During World War I, the five-foot, two-inch Sachs, who was too short for the armed forces, served as an ambulance driver and administrator in Paris for the American Red Cross. When he returned to Harvard, he was appointed assistant professor of fine arts. He moved steadily up the academic ladder, eventually becoming department chairman; in 1932, he was appointed a visiting professor at the Sorbonne and lectured at other leading European universities—a major coup that introduced the Old World to American achievements in art research and museum management.
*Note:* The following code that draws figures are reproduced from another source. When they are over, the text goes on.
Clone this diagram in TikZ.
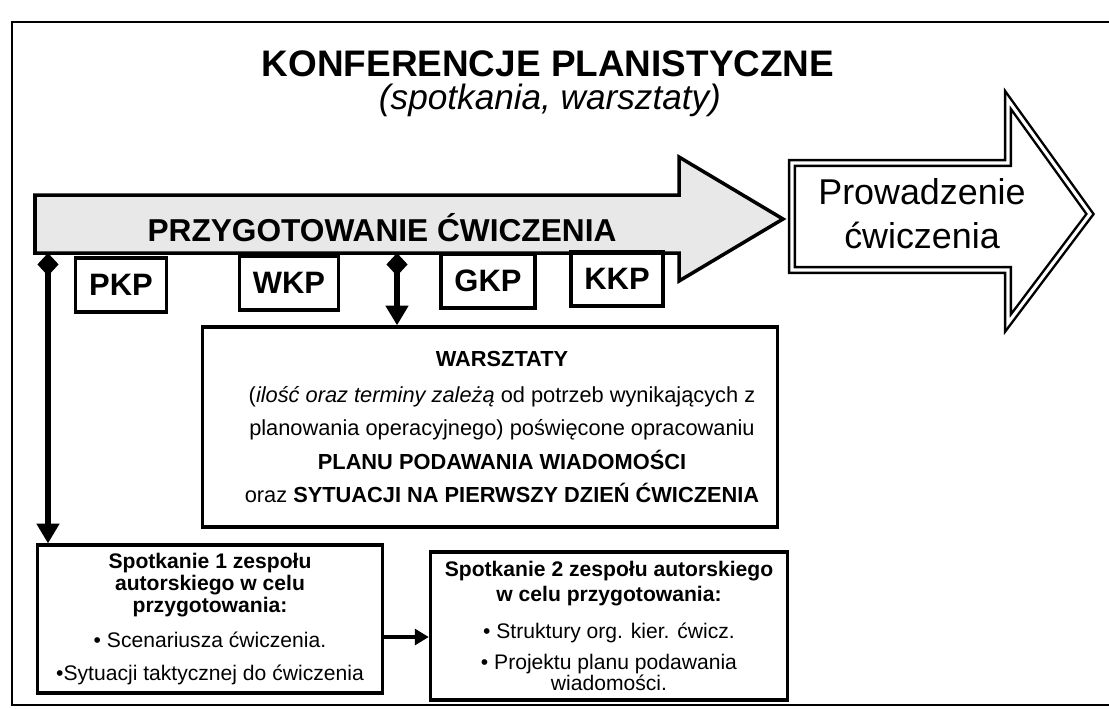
\documentclass[tikz,border=0pt]{standalone}
\usepackage{fontspec}
\setmainfont{Liberation Sans}
\usetikzlibrary{positioning,arrows.meta}

\begin{document}
\begin{tikzpicture}[
		x=0.01cm, y=-0.01cm,
		node distance=1em,
		box/.style={draw, line width=0.9pt, inner sep=0pt, align=center},
		tag/.style={box, minimum height=0.54cm, font=\bfseries\fontsize{8.8}{10}\selectfont},
		conn/.style={line width=1.5pt, {Diamond[length=6.5pt,width=6pt]}-{Triangle[length=5.6pt,width=6.2pt]}},
		flow/.style={line width=1.3pt, -{Triangle[length=4pt,width=4.5pt]}},
	]
		\useasboundingbox (0,0) rectangle (1109,708);
		\draw[line width=0.6pt] (1109,22) -- (12,22) -- (12,705) -- (1109,705);

		\node[inner sep=0pt, font=\bfseries\fontsize{10.5}{12}\selectfont] (title) at (548,64) {KONFERENCJE PLANISTYCZNE};
		\node[inner sep=0pt, font=\itshape\fontsize{10}{12}\selectfont] (subtitle) at (550,100) {(spotkania, warsztaty)};

		% przygotowanie
		\draw[line width=1pt, fill=gray!18] (35,195) -- (679,195) -- (679,157) -- (783,219) -- (679,281) -- (679,253) -- (35,253) -- cycle;
		\node[font=\bfseries\fontsize{9}{10}\selectfont] (prep) at (382,228) {PRZYGOTOWANIE ĆWICZENIA};

		% prowadzenie
		\draw[line width=0.7pt, double, double distance=0.9pt] (792,163) -- (1008,163) -- (1008,100) -- (1090,214) -- (1008,323) -- (1008,270) -- (792,270) -- cycle;
		\node[font=\fontsize{10.2}{12.6}\selectfont, align=center] (conduct) at (922,214) {Prowadzenie\\ćwiczenia};

		\node[tag, minimum width=0.91cm] (pkp) at (121,285) {PKP};
		\node[tag, minimum width=0.99cm] (wkp) at (289,283) {WKP};
		\node[tag, minimum width=0.94cm] (gkp) at (488,281) {GKP};
		\node[tag, minimum width=0.92cm] (kkp) at (617,279) {KKP};

		% warsztaty
		\node[box, minimum width=5.75cm, minimum height=2cm] (work) at (490,427) {};
		\node[font=\fontsize{6.2}{9.5}\selectfont, align=center] (worktext) at (502,427)
			{\textbf{WARSZTATY}\\[0.8pt](\textit{ilość oraz terminy zależą} od potrzeb wynikających z\\planowania operacyjnego) poświęcone opracowaniu\\\textbf{PLANU PODAWANIA WIADOMOŚCI}\\oraz \textbf{SYTUACJI NA PIERWSZY DZIEŃ ĆWICZENIA}};

		% spotkania
		\node[box, minimum width=3.45cm, minimum height=1.48cm, font=\fontsize{6}{6.2}\selectfont] (meet1) at (210,619)
			{\textbf{Spotkanie 1 zespołu}\\\textbf{autorskiego w celu}\\\textbf{przygotowania:}\\[3.8pt]• Scenariusza ćwiczenia.\\[3.2pt]•Sytuacji taktycznej do ćwiczenia};
		\node[box, minimum width=3.57cm, minimum height=1.48cm, font=\fontsize{6}{6.2}\selectfont] (meet2) at (609,626)
			{\textbf{Spotkanie 2 zespołu autorskiego}\\[0.9pt]\textbf{w celu przygotowania:}\\[4.3pt]• Struktury org. kier. ćwicz.\\[2.6pt]• Projektu planu podawania\\[-0.4pt]wiadomości.};

		\coordinate (lefttap) at (48,253);
		\coordinate (midtap) at (397,253);
		\draw[conn] (lefttap) -- (lefttap |- meet1.north);
		\draw[conn] (midtap) -- (midtap |- work.north);
		\draw[flow] (meet1.east |- 0,637) -- (meet2.west |- 0,637);
	\end{tikzpicture}
\end{document}
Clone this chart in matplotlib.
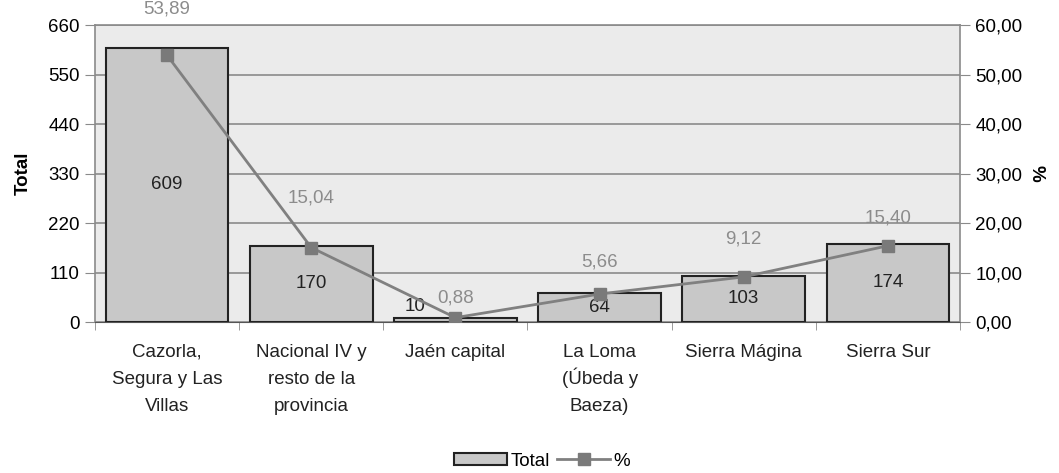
import numpy as np
import matplotlib.pyplot as plt
from matplotlib.patches import Patch
from matplotlib.lines import Line2D
from matplotlib.transforms import blended_transform_factory, offset_copy

plt.rcParams['font.family'] = ['Liberation Sans', 'DejaVu Sans']

categories = ["Cazorla,\nSegura y Las\nVillas", "Nacional IV y\nresto de la\nprovincia",
              "Jaén capital", "La Loma\n(Úbeda y\nBaeza)", "Sierra Mágina", "Sierra Sur"]
totals = [609, 170, 10, 64, 103, 174]
percents = [53.89, 15.04, 0.88, 5.66, 9.12, 15.40]
total_ticks = [0, 110, 220, 330, 440, 550, 660]
pct_ticks = [0, 10, 20, 30, 40, 50, 60]

# label offsets for the % labels, in points (as placed in the original)
pct_label_dy = [33, 36, 14, 23, 27, 20]

FS = 13.5
fig = plt.figure(figsize=(10.59, 4.73), dpi=100)
ax = fig.add_axes([0.0897, 0.3192, 0.8168, 0.6279])
ax.set_facecolor('#ebebeb')

x = np.arange(len(categories))
ax.bar(x, totals, width=0.85, color='#c8c8c8', edgecolor='#222222', linewidth=1.5, zorder=3)
ax.set_xlim(-0.5, len(categories) - 0.5)
ax.set_ylim(0, 660)
ax.set_yticks(total_ticks)
ax.yaxis.grid(True, color='#8a8a8a', linewidth=1.2, zorder=0)
ax.set_axisbelow(True)
ax.tick_params(axis='y', labelsize=FS, length=7, color='#8a8a8a', pad=4)
ax.set_ylabel('Total', fontsize=FS, fontweight='bold', labelpad=12)

# x ticks between categories, labels drawn line by line for even spacing
ax.set_xticks([])
ax.set_xticks(np.arange(len(categories) + 1) - 0.5, minor=True)
ax.tick_params(axis='x', which='minor', length=6, color='#8a8a8a')
trans = blended_transform_factory(ax.transData, ax.transAxes)
for i, lab in enumerate(categories):
    for j, line in enumerate(lab.split('\n')):
        t = offset_copy(trans, fig=fig, y=-25 - 19.5 * j, units='points')
        ax.text(i, 0, line, transform=t, ha='center', va='baseline', fontsize=FS, color='#222222')

for s in ['left', 'right', 'top']:
    ax.spines[s].set_color('#8a8a8a')
    ax.spines[s].set_linewidth(1.2)
ax.spines['bottom'].set_color('#555555')

for i, v in enumerate(totals):
    if v < 30:
        ax.text(i - 0.28, v + 6, str(v), ha='center', va='bottom', fontsize=FS, color='#222222', zorder=5)
    else:
        ax.text(i, v / 2, str(v), ha='center', va='center', fontsize=FS, color='#222222', zorder=5)

ax2 = ax.twinx()
ax2.set_ylim(0, 60)
ax2.set_yticks(pct_ticks)
ax2.set_yticklabels([f"{t:.2f}".replace('.', ',') for t in pct_ticks])
ax2.tick_params(axis='y', labelsize=FS, length=7, color='#8a8a8a', pad=4)
ax2.set_ylabel('%', fontsize=FS, fontweight='bold', rotation=270, labelpad=16)
for s in ax2.spines.values():
    s.set_visible(False)
ax2.plot(x, percents, color='#808080', linewidth=2, marker='s', markersize=8,
         markerfacecolor='#7a7a7a', markeredgecolor='#7a7a7a', zorder=4)
for i, v in enumerate(percents):
    ax2.annotate(f"{v:.2f}".replace('.', ','), (i, v), xytext=(0, pct_label_dy[i]),
                 textcoords='offset points', ha='center', va='center', fontsize=FS, color='#8c8c8c')

handles = [Patch(facecolor='#c8c8c8', edgecolor='#222222', linewidth=1.5),
           Line2D([], [], color='#808080', linewidth=2, marker='s', markersize=8,
                  markerfacecolor='#7a7a7a', markeredgecolor='#7a7a7a')]
fig.legend(handles, ['Total', '%'], loc='center', bbox_to_anchor=(0.512, 0.025), ncol=2,
           frameon=False, fontsize=FS, handlelength=2.8, handleheight=0.6,
           handletextpad=0.2, columnspacing=0.4)

fig.savefig('out.png', dpi=100)
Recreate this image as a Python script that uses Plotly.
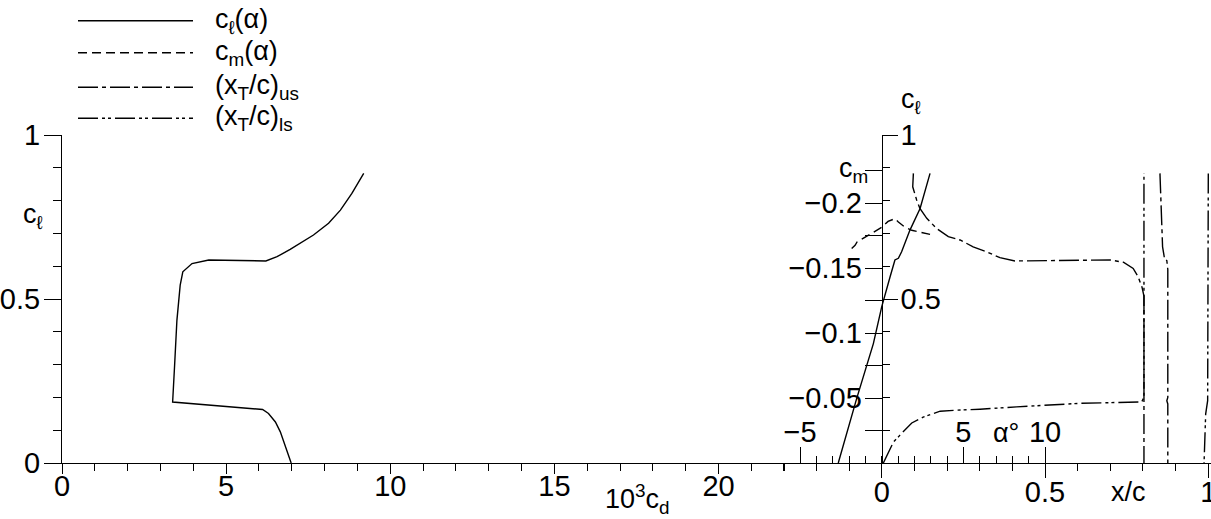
import plotly.graph_objects as go

# ---------------- data ----------------
# drag polar: 10^3 cd vs cl
cd_polar = [6.98, 6.83, 6.65, 6.50, 6.29, 6.11, 3.37, 3.43, 3.50, 3.60, 3.68, 3.96,
            4.47, 6.21, 6.55, 6.95, 7.31, 7.66, 8.12, 8.48, 8.83, 9.19]
cl_polar = [0.0, 0.044, 0.095, 0.125, 0.151, 0.163, 0.186, 0.298, 0.435, 0.542, 0.583, 0.608,
            0.619, 0.616, 0.629, 0.651, 0.674, 0.695, 0.731, 0.771, 0.822, 0.883]

# lift curve cl(alpha)
alpha_cl = [-2.66, -1.53, -0.51, 0.0, 0.51, 0.71, 0.81, 1.02, 1.22, 1.73, 2.35, 2.96]
cl_alpha = [0.0, 0.197, 0.364, 0.476, 0.567, 0.600, 0.619, 0.624, 0.644, 0.710, 0.776, 0.883]

# moment curve cm(alpha)
alpha_cm = [-1.84, -1.63, -1.51, -1.21, -0.72, 0.0, 0.39, 0.81, 1.02, 1.43, 1.84, 2.35, 2.96]
cm_alpha = [-0.165, -0.1675, -0.170, -0.1723, -0.1759, -0.1813, -0.1858, -0.1880, -0.1854,
            -0.1813, -0.1790, -0.1775, -0.1759]

# upper-surface transition (x_T/c)us vs cl
xt_us = [0.097, 0.095, 0.107, 0.117, 0.138, 0.168, 0.204, 0.240, 0.280, 0.321, 0.362, 0.408,
         0.699, 0.740, 0.770, 0.785, 0.797, 0.803, 0.803]
cl_us = [0.883, 0.842, 0.802, 0.776, 0.746, 0.715, 0.690, 0.680, 0.659, 0.644, 0.626, 0.616,
         0.619, 0.612, 0.593, 0.568, 0.536, 0.509, 0.0]
xt_us_aft = [0.852, 0.857, 0.860, 0.865, 0.865, 0.873, 0.876, 0.876, 0.873, 0.876, 0.876]
cl_us_aft = [0.883, 0.690, 0.659, 0.629, 0.622, 0.617, 0.590, 0.200, 0.190, 0.180, 0.0]

# lower-surface transition (x_T/c)ls vs cl
xt_ls = [0.005, 0.036, 0.056, 0.092, 0.127, 0.179, 0.230, 0.301, 0.413, 0.607, 0.796, 0.803, 0.803]
cl_ls = [0.0, 0.064, 0.085, 0.122, 0.140, 0.158, 0.161, 0.164, 0.171, 0.182, 0.186, 0.200, 0.883]
xt_ls_aft = [1.0, 1.0, 0.998, 0.992, 0.987]
cl_ls_aft = [0.883, 0.210, 0.190, 0.150, 0.0]

# axis ticks
cd_major = [0, 5, 10, 15, 20]
cd_minor = [v for v in range(1, 23) if v % 5]
cl_major = [0, 0.5, 1]
cl_minor = [0.1, 0.2, 0.3, 0.4, 0.6, 0.7, 0.8, 0.9]
alpha_major = [-5, 5, 10]
alpha_minor = [v for v in range(-4, 10) if v != 5]
xc_major = [0, 0.5, 1]
xc_minor = [round(0.1 * k, 1) for k in range(-3, 10) if k not in (0, 5)]
cm_major = [-0.05, -0.1, -0.15, -0.2]
cm_minor = [-0.025, -0.075, -0.125, -0.175, -0.225]
cl_right_major = [0.5, 1]

# ---------------- layout geometry ----------------
W, H = 1211, 519
L, R, T, B = 62, 0, 135, 56
PW, PH = W - L - R, H - T - B
X0_RIGHT = 881.7 - L          # pixel offset of right origin inside plot area
CD_PX = 32.83                 # px per unit 10^3 cd
XC_PX = 326.6                 # px per unit x/c
AL_PX = 16.33                 # px per degree
CM_PX = 1300.0                # px per unit cm


def px(x):
    return (x - L) / PW


def py(y):
    return (H - B - y) / PH


FONT = "Liberation Sans Narrow, Liberation Sans, Arial, sans-serif"
INK = "black"
LW = 1.4

DASH_CM = "9px,5px"
DASH_US = "20px,4px,4px,4px"
DASH_LS = "20px,4px,3px,3px,3px,4px"

fig = go.Figure()
fig.add_trace(go.Scatter(x=cd_polar, y=cl_polar, mode="lines", xaxis="x", yaxis="y",
                         line=dict(color=INK, width=LW), name="cd"))
fig.add_trace(go.Scatter(x=alpha_cl, y=cl_alpha, mode="lines", xaxis="x2", yaxis="y3",
                         line=dict(color=INK, width=LW), name="cl(α)"))
fig.add_trace(go.Scatter(x=alpha_cm, y=cm_alpha, mode="lines", xaxis="x2", yaxis="y2",
                         line=dict(color=INK, width=LW, dash=DASH_CM), name="cm(α)"))
fig.add_trace(go.Scatter(x=xt_us, y=cl_us, mode="lines", xaxis="x3", yaxis="y",
                         line=dict(color=INK, width=LW, dash=DASH_US), name="us"))
fig.add_trace(go.Scatter(x=xt_us_aft, y=cl_us_aft, mode="lines", xaxis="x3", yaxis="y",
                         line=dict(color=INK, width=LW, dash=DASH_US), name="us aft"))
fig.add_trace(go.Scatter(x=xt_ls, y=cl_ls, mode="lines", xaxis="x3", yaxis="y",
                         line=dict(color=INK, width=LW, dash=DASH_LS), name="ls"))
fig.add_trace(go.Scatter(x=xt_ls_aft, y=cl_ls_aft, mode="lines", xaxis="x3", yaxis="y",
                         line=dict(color=INK, width=LW, dash=DASH_LS), name="ls aft"))

tickfont = dict(family=FONT, size=29, color=INK)
common = dict(showgrid=False, zeroline=False, tickcolor=INK, tickwidth=1.2,
              tickfont=tickfont, linecolor=INK, linewidth=1.2, automargin=False)


def minor(vals, ln):
    return dict(tickmode="array", tickvals=vals, ticks="outside", ticklen=ln,
                tickcolor=INK, tickwidth=1.2)


fig.update_layout(
    width=W, height=H, margin=dict(l=L, r=R, t=T, b=B, pad=0, autoexpand=False),
    paper_bgcolor="white", plot_bgcolor="white", showlegend=False,
    font=dict(family=FONT, color=INK),
    xaxis=dict(range=[0, PW / CD_PX], showline=True, ticks="outside",
               tickmode="array", tickvals=cd_major, ticktext=[str(v) for v in cd_major],
               ticklen=10, ticklabelstandoff=-13, minor=minor(cd_minor, 7), **common),
    xaxis2=dict(range=[-X0_RIGHT / AL_PX, (PW - X0_RIGHT) / AL_PX], overlaying="x",
                anchor="free", position=0, side="top", showline=False, ticks="outside",
                tickmode="array", tickvals=alpha_major, ticktext=["\u22125", "5", "10"],
                ticklen=16, ticklabelstandoff=-7, minor=minor(alpha_minor, 7), **common),
    xaxis3=dict(range=[-X0_RIGHT / XC_PX, (PW - X0_RIGHT) / XC_PX], overlaying="x",
                anchor="free", position=0, side="bottom", showline=False, ticks="outside",
                tickmode="array", tickvals=xc_major, ticktext=["0", "0.5", "1"],
                ticklen=14, ticklabelstandoff=-11, ticklabeloverflow="allow",
                minor=minor(xc_minor, 7), **common),
    yaxis=dict(range=[0, 1], showline=True, ticks="outside", anchor="x", side="left",
               tickmode="array", tickvals=cl_major, ticktext=["0", "0.5", "1"],
               ticklen=17, ticklabelstandoff=-2, minor=minor(cl_minor, 8), **common),
    yaxis2=dict(range=[0, -PH / CM_PX], overlaying="y", anchor="free",
                position=X0_RIGHT / PW, side="left", showline=True, ticks="outside",
                tickmode="array", tickvals=cm_major,
                ticktext=["\u22120.05", "\u22120.1", "\u22120.15", "\u22120.2"],
                ticklen=17, ticklabelstandoff=-3, minor=minor(cm_minor, 17), **common),
    yaxis3=dict(range=[0, 1], overlaying="y", anchor="free", position=X0_RIGHT / PW,
                side="right", showline=False, ticks="outside",
                tickmode="array", tickvals=cl_right_major, ticktext=["0.5", "1"],
                ticklen=15, ticklabelstandoff=-3, minor=minor(cl_minor, 7), **common),
)

# ---------------- axis titles ----------------
title_font = dict(family=FONT, size=27, color=INK)
titles = [
    ("c<sub>\u2113</sub>", 33, 216),
    ("c<sub>\u2113</sub>", 911, 101),
    ("c<sub>m</sub>", 853, 170),
    ("10<sup>3</sup>c<sub>d</sub>", 637, 499),
    ("\u03b1\u00b0", 1006, 433),
    ("x/c", 1128, 492),
]
for txt, x, y in titles:
    fig.add_annotation(text=txt, x=px(x), y=py(y), xref="paper", yref="paper",
                       xanchor="center", yanchor="middle", showarrow=False, font=title_font)

# ---------------- legend (drawn manually: long line samples) ----------------
legend_rows = [
    ("c<sub>\u2113</sub>(\u03b1)", "solid", 20.7),
    ("c<sub>m</sub>(\u03b1)", DASH_CM, 52.7),
    ("(x<sub>T</sub>/c)<sub>us</sub>", DASH_US, 87.3),
    ("(x<sub>T</sub>/c)<sub>ls</sub>", DASH_LS, 118.3),
]
for txt, dash, y in legend_rows:
    fig.add_shape(type="line", xref="paper", yref="paper", x0=px(78), x1=px(193),
                  y0=py(y), y1=py(y), line=dict(color=INK, width=LW, dash=dash))
    fig.add_annotation(text=txt, x=px(213), y=py(y), xref="paper", yref="paper",
                       xanchor="left", yanchor="middle", showarrow=False,
                       font=dict(family=FONT, size=27, color=INK))

fig.write_html("out.html")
In 1942 Harvard awarded him an honorary doctorate as a "lover of the fine arts, who deserted a business career to become an accomplished teacher."

As chairman of the committee on personnel of the American Commission for the Protection and Salvage of Artistic and Historic Monuments in War Areas during World War II, Sachs recruited many of his former students to hunt down looted artworks and oversee their return to their owners; more than 15 million items were located. He and Forbes retired from the Fogg in 1944, but Sachs continued to teach the museum course through the 1947-48 academic year as an emeritus professor and honorary curator of drawings. He died peacefully in his library, surrounded by his books, prints, and art, in February 1965.